[Source code of charts]
+ + + +

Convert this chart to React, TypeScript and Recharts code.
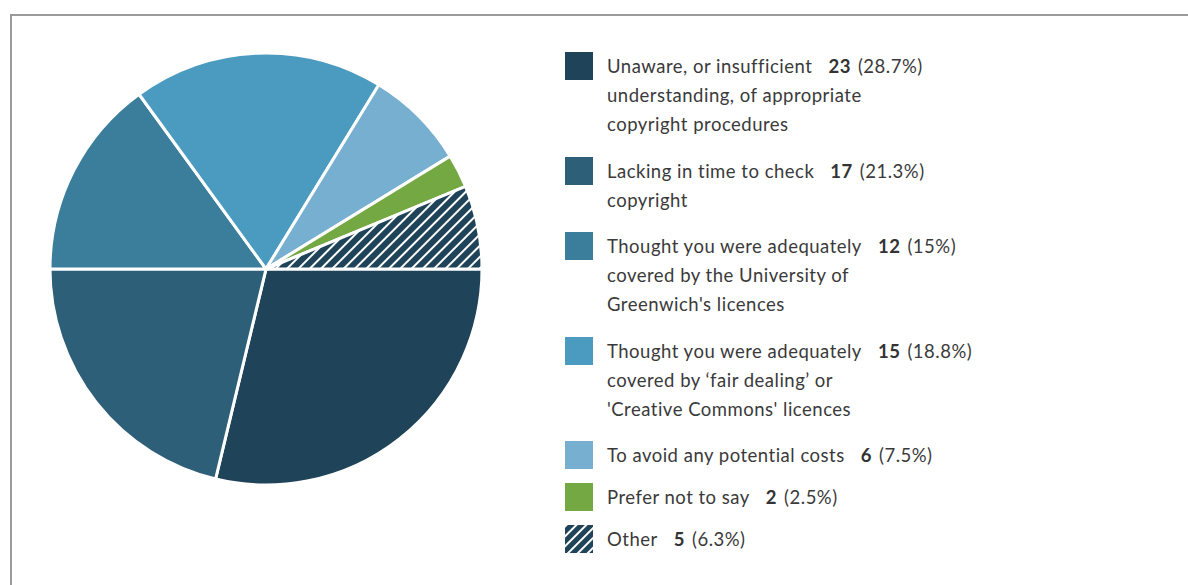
import React from "react";
import { PieChart, Pie, Cell, Legend } from "recharts";

const labels = [
  "Unaware, or insufficient\nunderstanding, of appropriate\ncopyright procedures",
  "Lacking in time to check\ncopyright",
  "Thought you were adequately\ncovered by the University of\nGreenwich's licences",
  "Thought you were adequately\ncovered by \u2018fair dealing\u2019 or\n'Creative Commons' licences",
  "To avoid any potential costs",
  "Prefer not to say",
  "Other",
];
const counts = [23, 17, 12, 15, 6, 2, 5];
const percents = ["28.7%", "21.3%", "15%", "18.8%", "7.5%", "2.5%", "6.3%"];
const colors = ["#1f4358", "#2d5f78", "#3a7e9c", "#4b9bc0", "#76afcf", "#74a842", "url(#hatch)"];

const data = labels.map((label, i) => ({ name: label, value: counts[i] }));

const Swatch = ({ color }: { color: string }) => (
  <svg width={28} height={28} style={{ flex: "none", marginRight: 14 }}>
    <defs>
      <pattern id="hatchLegend" patternUnits="userSpaceOnUse" width={7} height={7} patternTransform="rotate(45)">
        <rect width={7} height={7} fill="#1f4358" />
        <rect x={0} width={2} height={7} fill="#ffffff" />
      </pattern>
    </defs>
    <rect width={28} height={28} fill={color === "url(#hatch)" ? "url(#hatchLegend)" : color} />
  </svg>
);

const LegendBox = () => (
  <div style={{ fontFamily: "Lato, sans-serif", fontSize: 18.5, letterSpacing: 0.5, color: "#3a3a3a", lineHeight: "29px" }}>
    {labels.map((label, i) => {
      const lines = label.split("\n");
      return (
        <div key={i} style={{ display: "flex", alignItems: "flex-start", marginBottom: lines.length > 1 ? 17.5 : 13 }}>
          <Swatch color={colors[i]} />
          <div style={{ whiteSpace: "nowrap" }}>
            <div>
              {lines[0]}
              <b style={{ marginLeft: 16, color: "#333" }}>{counts[i]}</b>
              <span style={{ marginLeft: 7 }}>({percents[i]})</span>
            </div>
            {lines.slice(1).map((l, j) => (
              <div key={j}>{l}</div>
            ))}
          </div>
        </div>
      );
    })}
  </div>
);

export default function App() {
  return (
    <div style={{ position: "absolute", left: 0, top: 0, width: 1188, height: 585, background: "#fff", overflow: "hidden" }}>
      <div
        style={{
          position: "absolute",
          left: 10,
          top: 14,
          width: 1200,
          height: 600,
          borderTop: "2px solid #9a9a9a",
          borderLeft: "2px solid #9a9a9a",
          boxSizing: "border-box",
        }}
      />
      <div style={{ position: "absolute", left: 0, top: 0 }}>
        <PieChart width={1188} height={585} margin={{ top: 0, right: 0, bottom: 0, left: 0 }}>
          <defs>
            <pattern id="hatch" patternUnits="userSpaceOnUse" width={8} height={8} patternTransform="rotate(45)">
              <rect width={8} height={8} fill="#1f4358" />
              <rect x={0} width={2} height={8} fill="#ffffff" />
            </pattern>
          </defs>
          <Pie
            data={data}
            dataKey="value"
            cx={266}
            cy={269}
            outerRadius={216}
            startAngle={0}
            endAngle={-360}
            stroke="#ffffff"
            strokeWidth={3}
            isAnimationActive={false}
          >
            {data.map((_, i) => (
              <Cell key={i} fill={colors[i]} />
            ))}
          </Pie>
          <Legend
            content={() => <LegendBox />}
            wrapperStyle={{ position: "absolute", left: 565, top: 52, width: 560, bottom: "auto" }}
          />
        </PieChart>
      </div>
    </div>
  );
}
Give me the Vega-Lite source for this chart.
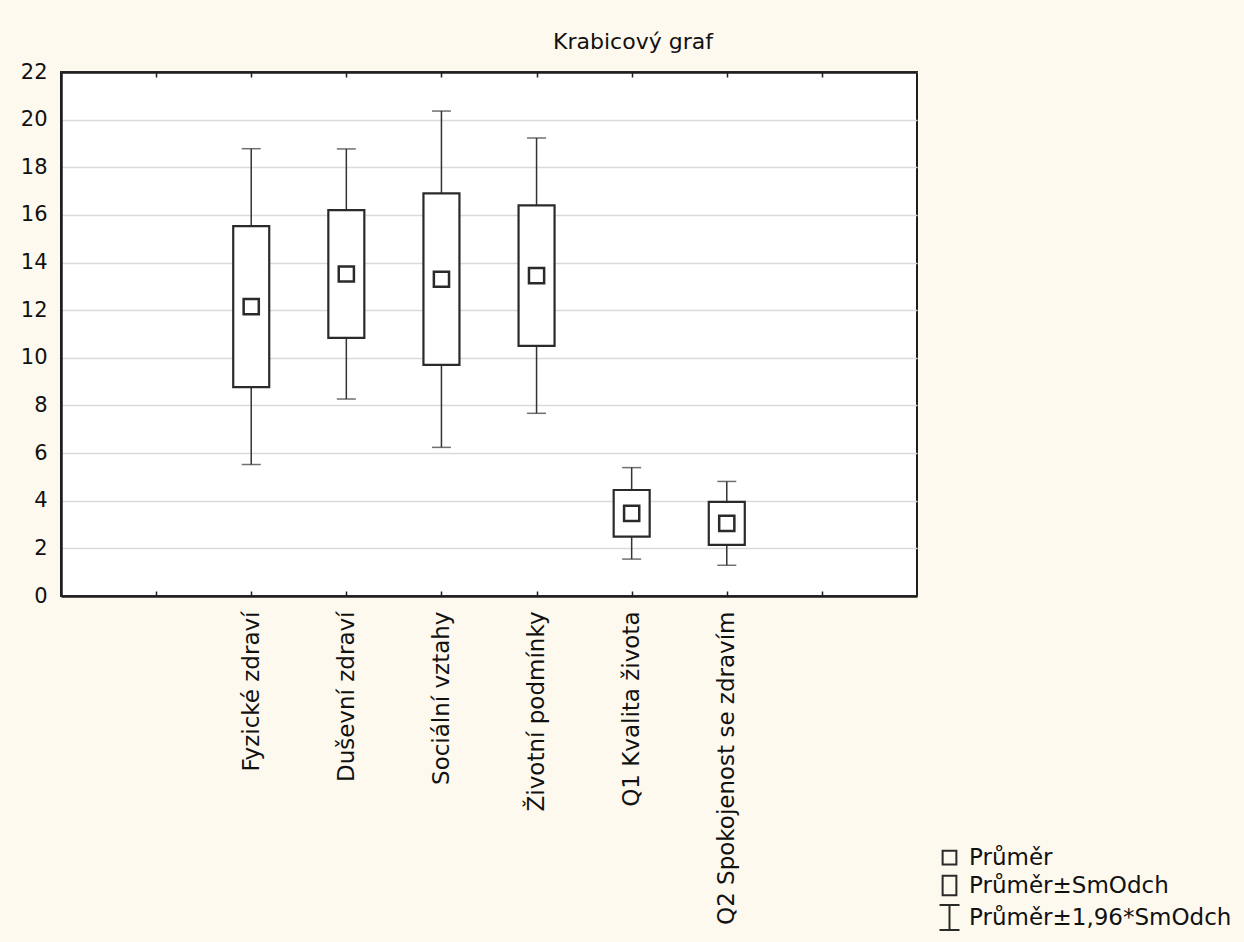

+ + + +

_Problem statement_
Quote the entries in full. Any image among them is to be omitted from the copy.

_Final result_
Convert this chart to React, TypeScript and Recharts code.
import React from "react";
import { PieChart, Pie, Cell, Legend } from "recharts";

const labels = [
  "Unaware, or insufficient\nunderstanding, of appropriate\ncopyright procedures",
  "Lacking in time to check\ncopyright",
  "Thought you were adequately\ncovered by the University of\nGreenwich's licences",
  "Thought you were adequately\ncovered by \u2018fair dealing\u2019 or\n'Creative Commons' licences",
  "To avoid any potential costs",
  "Prefer not to say",
  "Other",
];
const counts = [23, 17, 12, 15, 6, 2, 5];
const percents = ["28.7%", "21.3%", "15%", "18.8%", "7.5%", "2.5%", "6.3%"];
const colors = ["#1f4358", "#2d5f78", "#3a7e9c", "#4b9bc0", "#76afcf", "#74a842", "url(#hatch)"];

const data = labels.map((label, i) => ({ name: label, value: counts[i] }));

const Swatch = ({ color }: { color: string }) => (
  <svg width={28} height={28} style={{ flex: "none", marginRight: 14 }}>
    <defs>
      <pattern id="hatchLegend" patternUnits="userSpaceOnUse" width={7} height={7} patternTransform="rotate(45)">
        <rect width={7} height={7} fill="#1f4358" />
        <rect x={0} width={2} height={7} fill="#ffffff" />
      </pattern>
    </defs>
    <rect width={28} height={28} fill={color === "url(#hatch)" ? "url(#hatchLegend)" : color} />
  </svg>
);

const LegendBox = () => (
  <div style={{ fontFamily: "Lato, sans-serif", fontSize: 18.5, letterSpacing: 0.5, color: "#3a3a3a", lineHeight: "29px" }}>
    {labels.map((label, i) => {
      const lines = label.split("\n");
      return (
        <div key={i} style={{ display: "flex", alignItems: "flex-start", marginBottom: lines.length > 1 ? 17.5 : 13 }}>
          <Swatch color={colors[i]} />
          <div style={{ whiteSpace: "nowrap" }}>
            <div>
              {lines[0]}
              <b style={{ marginLeft: 16, color: "#333" }}>{counts[i]}</b>
              <span style={{ marginLeft: 7 }}>({percents[i]})</span>
            </div>
            {lines.slice(1).map((l, j) => (
              <div key={j}>{l}</div>
            ))}
          </div>
        </div>
      );
    })}
  </div>
);

export default function App() {
  return (
    <div style={{ position: "absolute", left: 0, top: 0, width: 1188, height: 585, background: "#fff", overflow: "hidden" }}>
      <div
        style={{
          position: "absolute",
          left: 10,
          top: 14,
          width: 1200,
          height: 600,
          borderTop: "2px solid #9a9a9a",
          borderLeft: "2px solid #9a9a9a",
          boxSizing: "border-box",
        }}
      />
      <div style={{ position: "absolute", left: 0, top: 0 }}>
        <PieChart width={1188} height={585} margin={{ top: 0, right: 0, bottom: 0, left: 0 }}>
          <defs>
            <pattern id="hatch" patternUnits="userSpaceOnUse" width={8} height={8} patternTransform="rotate(45)">
              <rect width={8} height={8} fill="#1f4358" />
              <rect x={0} width={2} height={8} fill="#ffffff" />
            </pattern>
          </defs>
          <Pie
            data={data}
            dataKey="value"
            cx={266}
            cy={269}
            outerRadius={216}
            startAngle={0}
            endAngle={-360}
            stroke="#ffffff"
            strokeWidth={3}
            isAnimationActive={false}
          >
            {data.map((_, i) => (
              <Cell key={i} fill={colors[i]} />
            ))}
          </Pie>
          <Legend
            content={() => <LegendBox />}
            wrapperStyle={{ position: "absolute", left: 565, top: 52, width: 560, bottom: "auto" }}
          />
        </PieChart>
      </div>
    </div>
  );
}
Give me the Vega-Lite source for this chart.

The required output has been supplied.